I feel pretty healthy today. That sentence is not always true.

Story ideas have been percolating. All of the new ones require research and developmental thought, so I started a blog post for each and pasted in relevant information. I don’t feel like finishing them. I expect a visit from the muses when it is time.

During the holiday trip I considered my next book. The working title is “Memoir in 25 stories,” although 25 seems like a low number. I want to cluster selected events in my life around specific places to be built out with historical information and memories. Those places include where we lived, significant work sites, and places we visited. For example, I call one place “The Calumet.” It is the land bordering the southern part of Lake Michigan in Illinois and Indiana. It will take some explaining to depict what I mean by the place name. In describing it, I set the scene.
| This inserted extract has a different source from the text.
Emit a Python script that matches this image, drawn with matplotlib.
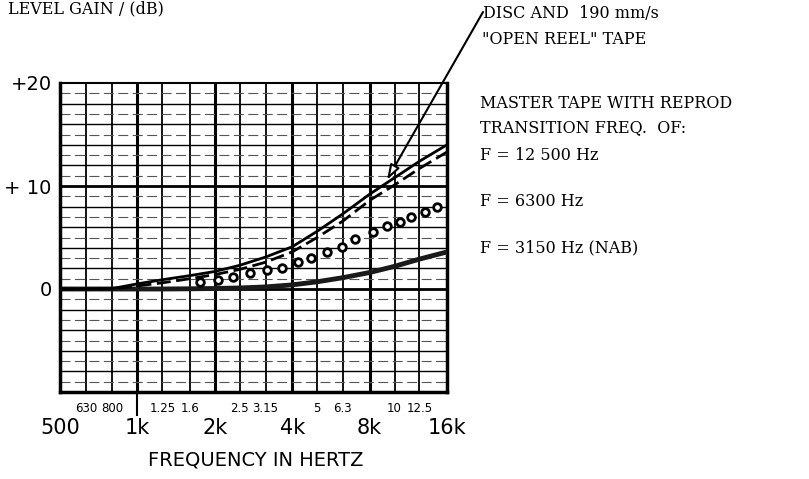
import numpy as np
import matplotlib.pyplot as plt

# third-octave centre frequencies (Hz) and curves (dB)
freqs = [500, 630, 800, 1000, 1250, 1600, 2000, 2500, 3150, 4000,
         5000, 6300, 8000, 10000, 12500, 16000]
disc_db = [0, 0, 0.05, 0.5, 0.9, 1.3, 1.7, 2.3, 3.1, 4.1,
           5.6, 7.3, 9.2, 10.8, 12.4, 14.0]
f12500_db = [0, 0, 0, 0.3, 0.6, 1.0, 1.4, 1.9, 2.6, 3.6,
             5.0, 6.6, 8.6, 10.1, 11.7, 13.3]
nab_db = [0, 0, 0, 0, 0, 0.02, 0.05, 0.1, 0.2, 0.4,
          0.7, 1.1, 1.6, 2.2, 2.9, 3.6]

# F = 6300 Hz curve, drawn as circles
f6300_f = [1750, 2050, 2350, 2750, 3200, 3650, 4200, 4750, 5450, 6250,
           7000, 8250, 9350, 10500, 11600, 13100, 14600]
f6300_db = [0.7, 0.9, 1.2, 1.6, 1.85, 2.0, 2.6, 3.0, 3.6, 4.1,
            4.9, 5.5, 6.1, 6.5, 7.0, 7.5, 8.0]

major_f = [500, 1000, 2000, 4000, 8000, 16000]
major_lab = ["500", "1k", "2k", "4k", "8k", "16k"]
minor_f = [630, 800, 1250, 1600, 2500, 3150, 5000, 6300, 10000, 12500]
minor_lab = ["630", "800", "1.25", "1.6", "2.5", "3.15", "5", "6.3", "10", "12.5"]

y_ticks = [0, 10, 20]
y_labs = ["0", "+ 10", "+20"]

W, H = 809, 479
fig = plt.figure(figsize=(W / 100, H / 100), dpi=100)
ax = fig.add_axes([60 / W, (H - 392) / H, (447 - 60) / W, (392 - 83) / H])
ax.set_xscale("log", base=2)
ax.set_xlim(500, 16000)
ax.set_ylim(-10, 20)

# graph paper
for f in freqs[1:-1]:
    ax.axvline(f, color="black", lw=2.2 if f in major_f else 1.3, zorder=1)
for d in range(-9, 20):
    if d % 10 == 0:
        ax.axhline(d, color="black", lw=2.0, zorder=1)
    elif d % 2 == 0:
        ax.axhline(d, color="black", lw=1.0, zorder=1)
    else:
        ax.axhline(d, color="#555555", lw=0.8, ls=(0, (9, 4)), zorder=1)

for side in ["left", "bottom", "right"]:
    ax.spines[side].set_linewidth(2.5)
ax.spines["top"].set_linewidth(1.5)

# curves
ax.plot(freqs, nab_db, color="#1a1a1a", lw=3.5, zorder=3)
ax.plot(freqs, f12500_db, color="black", lw=2, ls=(0, (5, 2)), zorder=3)
ax.plot(freqs, disc_db, color="black", lw=2, zorder=4)
ax.plot(f6300_f, f6300_db, "o", ms=5.5, mfc="white", mec="black", mew=2,
        ls="none", zorder=4)

# ticks
ax.set_xticks(major_f, major_lab)
ax.set_xticks(minor_f, minor_lab, minor=True)
ax.tick_params(axis="x", which="major", length=0, pad=19, labelsize=15)
ax.tick_params(axis="x", which="minor", length=0, pad=7, labelsize=8.5)
ax.set_yticks(y_ticks, y_labs)
ax.tick_params(axis="y", length=0, pad=6, labelsize=14)
ax.plot([1000, 1000], [-10, -12.2], color="black", lw=1.5, clip_on=False)

fig.text(256 / W, 1 - 460 / H, "FREQUENCY IN HERTZ", ha="center", va="center",
         fontsize=14)
fig.text(8 / W, 1 - 13 / H, "LEVEL GAIN / (dB)", ha="left", va="baseline",
         fontsize=11.5, family="DejaVu Serif")

serif = dict(family="DejaVu Serif", fontsize=11.5, ha="left", va="center")
fig.text(483 / W, 1 - 14 / H, "DISC AND  190 mm/s", **serif)
fig.text(482 / W, 1 - 39 / H, "\"OPEN REEL\" TAPE", **serif)
fig.text(480 / W, 1 - 103 / H, "MASTER TAPE WITH REPROD", **serif)
fig.text(480 / W, 1 - 128 / H, "TRANSITION FREQ.  OF:", **serif)
fig.text(480 / W, 1 - 155 / H, "F = 12 500 Hz", **serif)
fig.text(480 / W, 1 - 202 / H, "F = 6300 Hz", **serif)
fig.text(480 / W, 1 - 248 / H, "F = 3150 Hz (NAB)", **serif)

ax.annotate("", xy=(9350, 10.6), xytext=(483, H - 12), textcoords="figure pixels",
            arrowprops=dict(arrowstyle="-|>,head_length=0.9,head_width=0.3",
                            fc="white", ec="black", lw=1.5, shrinkA=0, shrinkB=0),
            annotation_clip=False, zorder=5)

fig.savefig("out.png", dpi=100)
Partly, the book is about what our family did. There are also major themes in which I have broad experience: breaking the unions beginning with the PATCO strike, the destruction of the post World War II society, and changes in workplace. It will also be a story of how people can be creative in a society that has limited interest in such work-product. I will focus on my writing, and partly on educating a child to be creative. I think there is a useful memoir in all this. Now I must revise the 62,000 written words to fit the new paradigm.

I attempt to stay positive as it rains. It is hard to do, so I work. The dishes are all done, the laundry is folded and put away, and the resonances of this difficult year vibrate my core. I may be living a life yet I feel I’m just skidding into 2025 while unable to gain traction on things that matter. I’m hoping and working toward a better year.